Unread postby musicmonkey » Tue Sep 23, 2008 6:16 pm

areader wrote:I have avoided seeing the movie, but reading this analysis, I think I would now be able to go and watch with some understanding.


SPOILER ALERT

I rarely see movies mostly because I'm broke but also because I'm quite picky. I just got my first DVD player about a year ago. I'm a bit behind the times. Anyway, I finally decided to watch Brokeback Mountain, mostly because of all the hype about Heath Ledger in Batman now that he's dead. He's not going to make any more movies, so I wanted to see what everyone was raving about in Brokeback Mountain.

I was pleasantly surprised at how non-gay this movie was. I found this movie to be more about Ledger's character, Ennis, and how emotionally shut off he was. From what we know of his childhood, he was a pretty lonely and isolated man who learned to suck it up and not show any vulnerability. He was a simple small town man who did not waste words. I think Gyllenhaal's character, Jack was the catalyst that could break through Ennis' tough exterior. And while the film suggested a love affair between them, it also suggested a strained secretive friendship where they could escape the hardships of their working class lives and be carefree for a few days a couple of times every year. Ennis even makes a comment about how his entire life is work to pay child support and he doesn't make much money. I think many of us can relate to feeling trapped in the 9-5 rat race of paying bills.

As for the "gay cowboy" issue, the fact that Jack admits to having an affair on his wife with another woman also suggests that if anything they were probably bisexual. No where in the movie does the word gay even come up. Sex is most certainly an ice breaker between any two people, but I think this movie has more to do with the ice breaking than the sex.

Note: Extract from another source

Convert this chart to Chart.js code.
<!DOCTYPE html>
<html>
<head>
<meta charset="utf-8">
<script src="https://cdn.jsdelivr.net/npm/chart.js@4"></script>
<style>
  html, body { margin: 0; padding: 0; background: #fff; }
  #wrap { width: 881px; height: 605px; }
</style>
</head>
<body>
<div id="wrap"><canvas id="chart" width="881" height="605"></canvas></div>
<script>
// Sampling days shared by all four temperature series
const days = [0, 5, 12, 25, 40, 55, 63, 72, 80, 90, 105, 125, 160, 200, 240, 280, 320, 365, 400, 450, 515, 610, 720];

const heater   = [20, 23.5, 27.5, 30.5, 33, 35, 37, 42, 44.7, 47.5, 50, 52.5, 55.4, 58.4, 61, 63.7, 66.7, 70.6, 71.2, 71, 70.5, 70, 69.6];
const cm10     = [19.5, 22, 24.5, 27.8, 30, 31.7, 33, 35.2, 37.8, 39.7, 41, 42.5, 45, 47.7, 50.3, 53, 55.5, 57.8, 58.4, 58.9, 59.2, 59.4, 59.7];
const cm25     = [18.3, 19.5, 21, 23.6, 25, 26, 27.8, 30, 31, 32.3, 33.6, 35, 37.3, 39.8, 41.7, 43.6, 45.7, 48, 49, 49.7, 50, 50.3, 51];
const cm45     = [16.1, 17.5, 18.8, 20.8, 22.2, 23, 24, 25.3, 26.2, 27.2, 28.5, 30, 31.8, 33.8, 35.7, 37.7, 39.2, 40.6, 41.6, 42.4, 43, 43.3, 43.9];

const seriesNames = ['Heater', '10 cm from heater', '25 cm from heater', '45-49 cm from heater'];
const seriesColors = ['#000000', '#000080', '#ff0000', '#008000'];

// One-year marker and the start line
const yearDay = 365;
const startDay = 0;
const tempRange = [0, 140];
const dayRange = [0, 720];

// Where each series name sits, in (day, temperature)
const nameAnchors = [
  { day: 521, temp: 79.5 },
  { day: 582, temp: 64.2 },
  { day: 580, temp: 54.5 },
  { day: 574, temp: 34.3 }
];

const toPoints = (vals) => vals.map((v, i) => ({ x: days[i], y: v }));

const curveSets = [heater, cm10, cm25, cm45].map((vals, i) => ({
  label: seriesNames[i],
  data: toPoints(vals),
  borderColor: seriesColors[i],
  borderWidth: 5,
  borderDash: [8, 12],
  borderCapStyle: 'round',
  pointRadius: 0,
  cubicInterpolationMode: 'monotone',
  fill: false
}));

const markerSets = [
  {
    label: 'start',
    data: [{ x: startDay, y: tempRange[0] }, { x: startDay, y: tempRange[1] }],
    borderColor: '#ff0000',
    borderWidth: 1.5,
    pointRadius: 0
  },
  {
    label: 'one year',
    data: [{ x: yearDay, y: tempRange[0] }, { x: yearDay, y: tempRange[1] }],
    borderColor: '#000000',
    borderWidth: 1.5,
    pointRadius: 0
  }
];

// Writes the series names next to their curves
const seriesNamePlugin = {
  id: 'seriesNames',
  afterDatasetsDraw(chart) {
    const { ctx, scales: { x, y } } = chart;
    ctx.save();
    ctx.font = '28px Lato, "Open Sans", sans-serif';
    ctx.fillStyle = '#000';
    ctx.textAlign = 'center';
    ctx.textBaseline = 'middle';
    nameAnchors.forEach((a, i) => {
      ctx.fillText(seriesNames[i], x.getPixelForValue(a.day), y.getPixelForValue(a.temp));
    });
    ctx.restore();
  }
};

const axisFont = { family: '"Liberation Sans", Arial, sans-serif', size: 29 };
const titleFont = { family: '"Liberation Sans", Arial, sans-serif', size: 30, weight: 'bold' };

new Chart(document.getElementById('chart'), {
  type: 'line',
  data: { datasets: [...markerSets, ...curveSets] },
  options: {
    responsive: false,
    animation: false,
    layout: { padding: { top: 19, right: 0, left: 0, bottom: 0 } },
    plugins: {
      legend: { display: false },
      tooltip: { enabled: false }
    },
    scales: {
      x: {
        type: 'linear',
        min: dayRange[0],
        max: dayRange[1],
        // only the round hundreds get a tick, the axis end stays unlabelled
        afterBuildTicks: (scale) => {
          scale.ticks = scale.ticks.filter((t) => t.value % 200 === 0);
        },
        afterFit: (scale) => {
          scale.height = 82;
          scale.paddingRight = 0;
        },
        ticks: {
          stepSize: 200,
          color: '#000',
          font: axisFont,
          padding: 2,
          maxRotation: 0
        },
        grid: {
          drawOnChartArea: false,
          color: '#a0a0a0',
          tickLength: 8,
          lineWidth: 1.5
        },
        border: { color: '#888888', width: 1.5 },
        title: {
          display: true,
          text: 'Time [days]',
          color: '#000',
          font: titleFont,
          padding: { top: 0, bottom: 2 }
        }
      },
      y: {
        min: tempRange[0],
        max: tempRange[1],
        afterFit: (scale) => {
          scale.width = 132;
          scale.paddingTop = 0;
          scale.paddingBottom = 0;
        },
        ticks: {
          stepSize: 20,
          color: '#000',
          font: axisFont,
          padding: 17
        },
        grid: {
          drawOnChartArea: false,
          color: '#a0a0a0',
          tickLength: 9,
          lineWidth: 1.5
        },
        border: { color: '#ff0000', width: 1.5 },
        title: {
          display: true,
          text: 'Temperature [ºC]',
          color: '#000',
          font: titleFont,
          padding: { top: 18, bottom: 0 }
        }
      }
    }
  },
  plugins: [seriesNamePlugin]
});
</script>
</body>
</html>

I think ice breakers can come in many forms. Time is one of them. When two strangers consistently make an effort to spend time together over years, that too can be an ice breaker. Absence makes the heart grow fonder. I've seen it in my own life. Some of my closest friends today I have got to know very slowly over many years. Deep friendship can not happen quickly. It also must be reciprocated. Jack even makes a comment about how he wants more than sex in the mountains a few times a year.

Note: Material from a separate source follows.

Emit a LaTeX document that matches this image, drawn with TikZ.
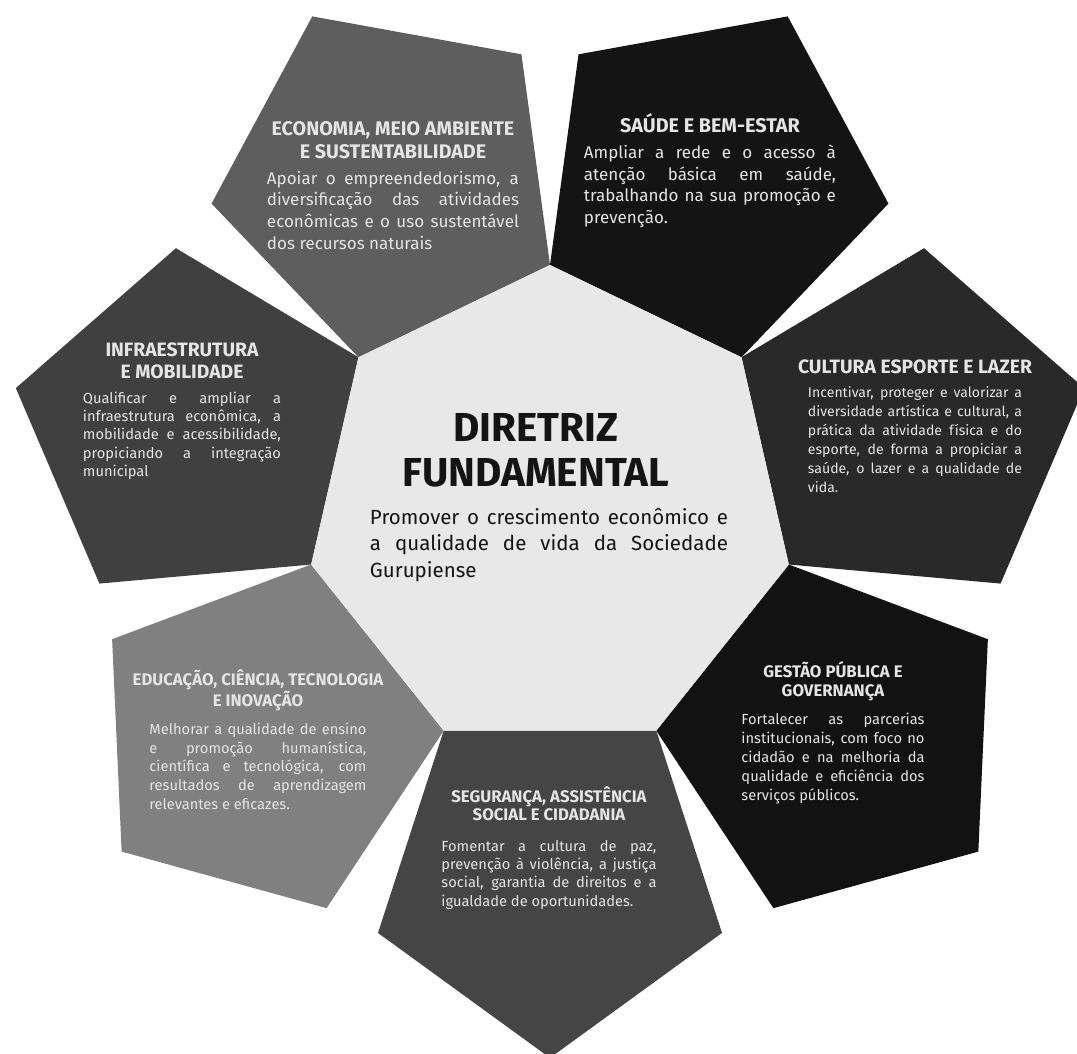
\documentclass[tikz,border=0pt]{standalone}
\usepackage{fontspec}
\setmainfont{Fira Sans}
\definecolor{centro}{gray}{0.91}
\definecolor{economia}{gray}{0.37}
\definecolor{saude}{gray}{0.08}
\definecolor{cultura}{gray}{0.16}
\definecolor{gestao}{gray}{0.07}
\definecolor{seguranca}{gray}{0.27}
\definecolor{educacao}{gray}{0.5}
\definecolor{infra}{gray}{0.25}
\definecolor{petaltext}{gray}{0.9}
\definecolor{centertext}{gray}{0.08}
\begin{document}
\begin{tikzpicture}[x=0.3mm,y=0.3mm,
    ptitle/.style 2 args={font=\bfseries\fontsize{#1}{#2}\selectfont,text=petaltext,align=center,inner sep=0pt,anchor=north},
    pbody/.style n args={3}{font=\fontsize{#1}{#2}\selectfont,text=petaltext,align=justify,text width=#3,inner sep=0pt,anchor=north,yshift=-3.6mm}]
    \def\R{245}
    \def\D{367.04}
    \def\Rp{180.86}
    \useasboundingbox (-550,-544) rectangle (527,510);
    % petals
    \foreach \i/\col in {0/saude,1/cultura,2/gestao,3/seguranca,4/educacao,5/infra,6/economia}{
        \pgfmathsetmacro\t{90-(\i+0.5)*360/7}
        \fill[\col,shift={(\t:\D)}] ({\t+144}:\Rp) -- ({\t+72}:\Rp) -- (\t:\Rp) -- ({\t-72}:\Rp) -- ({\t-144}:\Rp) -- cycle;
    }
    % center
    \fill[centro] (90:\R) \foreach \i in {1,...,6}{ -- ({90-\i*360/7}:\R)} -- cycle;
    \node[font=\bfseries\fontsize{34.5}{39}\selectfont,text=centertext,align=center,inner sep=0pt,anchor=north] (diretriz) at (-14,97) {DIRETRIZ\\FUNDAMENTAL};
    \node[font=\fontsize{17.5}{22.5}\selectfont,text=centertext,align=justify,text width=107.4mm,inner sep=0pt,anchor=north] (promover) at (-1,2) {Promover o crescimento econômico e\linebreak a qualidade de vida da Sociedade\linebreak Gurupiense};
    % texts
    \node[ptitle={16.8}{19.5}] (economia) at (-157,389) {ECONOMIA, MEIO AMBIENTE\\E SUSTENTABILIDADE};
    \node[pbody={14.5}{18.5}{75.6mm}] (economia-txt) at (economia.south) {Apoiar o empreendedorismo, a\linebreak diversificação das atividades\linebreak econômicas e o uso sustentável\linebreak dos recursos naturais};
    \node[ptitle={16.9}{19.5}] (saude) at (160,397) {SAÚDE E BEM-ESTAR};
    \node[pbody={14.5}{18.5}{75.6mm}] (saude-txt) at (saude.south) {Ampliar a rede e o acesso à\linebreak atenção básica em saúde,\linebreak trabalhando na sua promoção e\linebreak prevenção.};
    \node[ptitle={16.5}{19}] (cultura) at (365,150) {CULTURA ESPORTE E LAZER};
    \node[pbody={12}{16.2}{64.2mm}] (cultura-txt) at (cultura.south) {Incentivar, proteger e valorizar a\linebreak diversidade artística e cultural, a\linebreak prática da atividade física e do\linebreak esporte, de forma a propiciar a\linebreak saúde, o lazer e a qualidade de\linebreak vida.};
    \node[ptitle={14.3}{16.2}] (gestao) at (283,-151) {GESTÃO PÚBLICA E\\GOVERNANÇA};
    \node[pbody={12.5}{16.2}{54.9mm}] (gestao-txt) at (gestao.south) {Fortalecer as parcerias\linebreak institucionais, com foco no\linebreak cidadão e na melhoria da\linebreak qualidade e eficiência dos\linebreak serviços públicos.};
    \node[ptitle={14.3}{15.4}] (seguranca) at (-1,-276) {SEGURANÇA, ASSISTÊNCIA\\SOCIAL E CIDADANIA};
    \node[pbody={12.5}{15.4}{64.5mm},yshift=-2.4mm] (seguranca-txt) at (seguranca.south) {Fomentar a cultura de paz,\linebreak prevenção à violência, a justiça\linebreak social, garantia de direitos e a\linebreak igualdade de oportunidades.};
    \node[ptitle={14.3}{16.2}] (educacao) at (-292,-159) {EDUCAÇÃO, CIÊNCIA, TECNOLOGIA\\E INOVAÇÃO};
    \node[pbody={12.5}{16}{65.1mm}] (educacao-txt) at (educacao.south) {Melhorar a qualidade de ensino\linebreak e promoção humanística,\linebreak científica e tecnológica, com\linebreak resultados de aprendizagem\linebreak relevantes e eficazes.};
    \node[ptitle={16.5}{18.8}] (infra) at (-368,167) {INFRAESTRUTURA\\E MOBILIDADE};
    \node[pbody={12.5}{15.6}{59.4mm}] (infra-txt) at (infra.south) {Qualificar e ampliar a\linebreak infraestrutura econômica, a\linebreak mobilidade e acessibilidade,\linebreak propiciando a integração\linebreak municipal};
\end{tikzpicture}
\end{document}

Of course, when two people experience a tragedy, that often bonds them for life too. Likewise, I think even roommates who share their fairly routine lives with one another... cooking, cleaning, watching TV... that too can form a special bond of knowing one another through all the trivialities and mood swings we go through.

Intimacy comes in many forms, not just sexual. Two people can easily have sex but be emotionally distant. This movie definitely focuses more on the emotional maturity of Ennis than on sex. Over twenty years, he slowly learns what is important in life both with Jack and even with his daughter and Jack's parents. The scene in the end where the woman who loves him says, "girls don't fall in love with fun" was especially poignant because while Ennis may have learned many things, he still has much more to learn. He still has a huge wall like so many of us and perhaps the real tragedy of the story is that he may never let that wall down again.

In the end, this movie to me is really about Ennis' psychological prison and the short-lived freedom he finds on his "fishing trips". I think every man can relate to this. I think we all want to be known but are terrified of being known. I think many people today have friendships and marriages where they hold things back to even their friends or their spouse. We put on our Sunday best and smile in public, but we rarely become vulnerable to one another because we're afraid of being hurt. And so live passes us by yet we do not live. If anything, this movie reminded me to live for today and cherish my friends and family, because we do not know if tomorrow will come or when we will lose the ones we love. It's also a challenge to let people into our lives even if we may be hurt.

So the movie was actually much deeper than I had originally thought. I guess that goes to show you how hype isn't always a good indicator of plot.